Another Failed Reboot:
-2017 saw a new attempt at an
Exiles book, but this one failed spectacularly, not even lasting ten issues before it was cancelled. This team was formed by Nick Fury, and featured Blink, Kamala Khan, Iron Lad, Wolvie & Valkyrie. Morph was also featured.
The Rest of the Cast:
Sabretooth- The
AoA version, who basically has a Wolverine-like personality, right down to the attachment to young girls.
Sasquatch- Heather Hudson, a black doctor.
Magik- A nasty, amoral Sword-wielder with no demonic link.
Beak- Well, I already statted him. He's the one guy smart enough to realize that when you have access to alternate universes, you should fight an unstoppable Hyperion with OTHER, GOOD HYPERIONS.
Namora- A blue-skinned Atlantean chick version of Namor, with the same imperious personality. Basically a fanservice/Powerhouse character.
Holocaust- The evil son of Apocalypse. Basically the same as the regular comics version, I think.
Power Princess- Already statted her, naturally. The Squadron Supreme character became the new Powerhouse of the team.
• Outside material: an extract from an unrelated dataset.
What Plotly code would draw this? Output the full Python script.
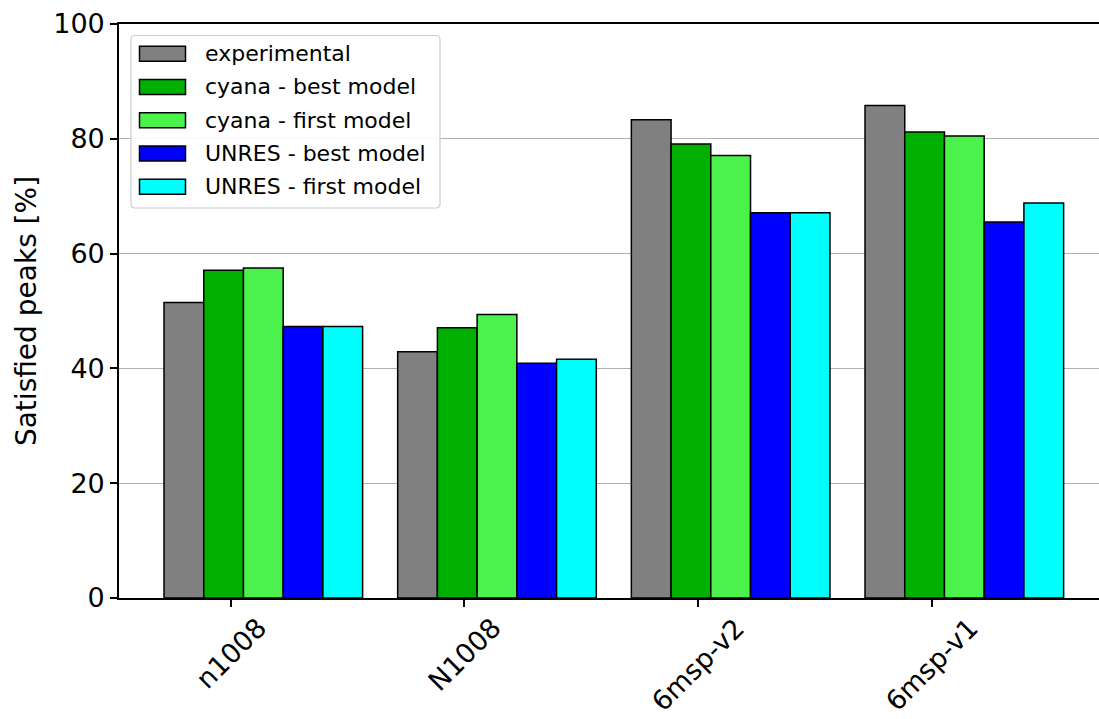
import plotly.graph_objects as go

# Data: percentage of satisfied NOE peaks per target and model source
categories = ["n1008", "N1008", "6msp-v2", "6msp-v1"]
series_names = [
    "experimental",
    "cyana - best model",
    "cyana - first model",
    "UNRES - best model",
    "UNRES - first model",
]
experimental = [51.5, 42.9, 83.3, 85.8]
cyana_best = [57.1, 47.1, 79.1, 81.2]
cyana_first = [57.5, 49.4, 77.1, 80.5]
unres_best = [47.3, 40.9, 67.1, 65.5]
unres_first = [47.3, 41.6, 67.1, 68.8]
y_ticks = [0, 20, 40, 60, 80, 100]

series_values = [experimental, cyana_best, cyana_first, unres_best, unres_first]
colors = ["#808080", "#00b000", "#4cf24c", "#0000ff", "#00ffff"]

# Figure geometry (pixels)
W, H = 1099, 719
ML, MR, MT, MB = 119, 0, 24, 121
PW, PH = W - ML - MR, H - MT - MB

bar_w = 0.17
first_offset = -0.2
x_lo = -0.4776
x_hi = x_lo + PW / 233.67

FONT = "DejaVu Sans"

fig = go.Figure()
idx = list(range(len(categories)))
for k, (name, vals, col) in enumerate(zip(series_names, series_values, colors)):
    fig.add_trace(go.Bar(
        x=[i + first_offset + k * bar_w for i in idx],
        y=vals,
        width=bar_w,
        name=name,
        marker=dict(color=col, line=dict(color="black", width=1.5)),
        showlegend=False,
    ))


def px_x(p):
    return (p - ML) / PW


def px_y(p):
    return (H - MB - p) / PH


shapes = []
annotations = []

# Legend frame with rounded corners
x0, x1 = px_x(131), px_x(440)
y0, y1 = px_y(208), px_y(35.5)
rx, ry = 4 / PW, 4 / PH
path = (
    f"M{x0 + rx},{y0} L{x1 - rx},{y0} Q{x1},{y0} {x1},{y0 + ry} "
    f"L{x1},{y1 - ry} Q{x1},{y1} {x1 - rx},{y1} "
    f"L{x0 + rx},{y1} Q{x0},{y1} {x0},{y1 - ry} "
    f"L{x0},{y0 + ry} Q{x0},{y0} {x0 + rx},{y0} Z"
)
shapes.append(dict(type="path", path=path, xref="paper", yref="paper",
                   fillcolor="rgba(255,255,255,0.9)",
                   line=dict(color="#cccccc", width=1.2), layer="above"))

row0, row_step = 53.7, 33.25
for k, (name, col) in enumerate(zip(series_names, colors)):
    cy = row0 + k * row_step
    shapes.append(dict(type="rect", xref="paper", yref="paper",
                       x0=px_x(139.5), x1=px_x(185.5),
                       y0=px_y(cy + 7.5), y1=px_y(cy - 7.5),
                       fillcolor=col, line=dict(color="black", width=1.5),
                       layer="above"))
    annotations.append(dict(text=name, xref="paper", yref="paper",
                            x=px_x(203), y=px_y(cy), xanchor="left",
                            yanchor="middle", showarrow=False,
                            font=dict(family=FONT, size=22, color="black")))

# Rotated category labels centred under each tick
for i, cat in enumerate(categories):
    annotations.append(dict(text=cat, x=i, xref="x", y=0, yref="paper",
                            xanchor="center", yanchor="top", yshift=-11,
                            textangle=-45, showarrow=False,
                            font=dict(family=FONT, size=27, color="black")))

fig.update_layout(
    width=W, height=H,
    margin=dict(l=ML, r=MR, t=MT, b=MB, autoexpand=False),
    paper_bgcolor="white", plot_bgcolor="white",
    barmode="overlay",
    font=dict(family=FONT, size=27, color="black"),
    shapes=shapes,
    annotations=annotations,
    xaxis=dict(
        range=[x_lo, x_hi], tickvals=idx, showticklabels=False,
        ticks="outside", ticklen=7, tickwidth=1.5, tickcolor="black",
        showline=True, linecolor="black", linewidth=1.6, mirror=True,
        showgrid=False, zeroline=False,
    ),
    yaxis=dict(
        range=[0, 100], tickvals=y_ticks,
        ticks="outside", ticklen=7, tickwidth=1.5, tickcolor="black",
        tickfont=dict(family=FONT, size=27, color="black"),
        showline=True, linecolor="black", linewidth=1.6,
        showgrid=True, gridcolor="#b0b0b0", gridwidth=1.2, zeroline=False,
        title=dict(text="Satisfied peaks [%]", standoff=8,
                   font=dict(family=FONT, size=28, color="black")),
    ),
)

fig.write_html("out.html")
Spider-Man 2099- Because they weren't using any of those guys, so why not?
Psylocke- The mainstream version, and Claremont's pet. Later hooks up with Sabretooth.
Sage- Claremont's favorite Pet Character from
X-Treme X-Men, also joining the team.
Cat- An alternate Kitty Pryde.
Longshot- I think the mainstream version. He's only there for a little bit, because Claremont adores him.
There's a TON of alternating people who joined the team after this, but I wasn't reading then and so I'm going to assume they all either sucked or were just like their Earth-616 counterparts (in a few cases, like in Claremont's favourites, they WERE the same characters).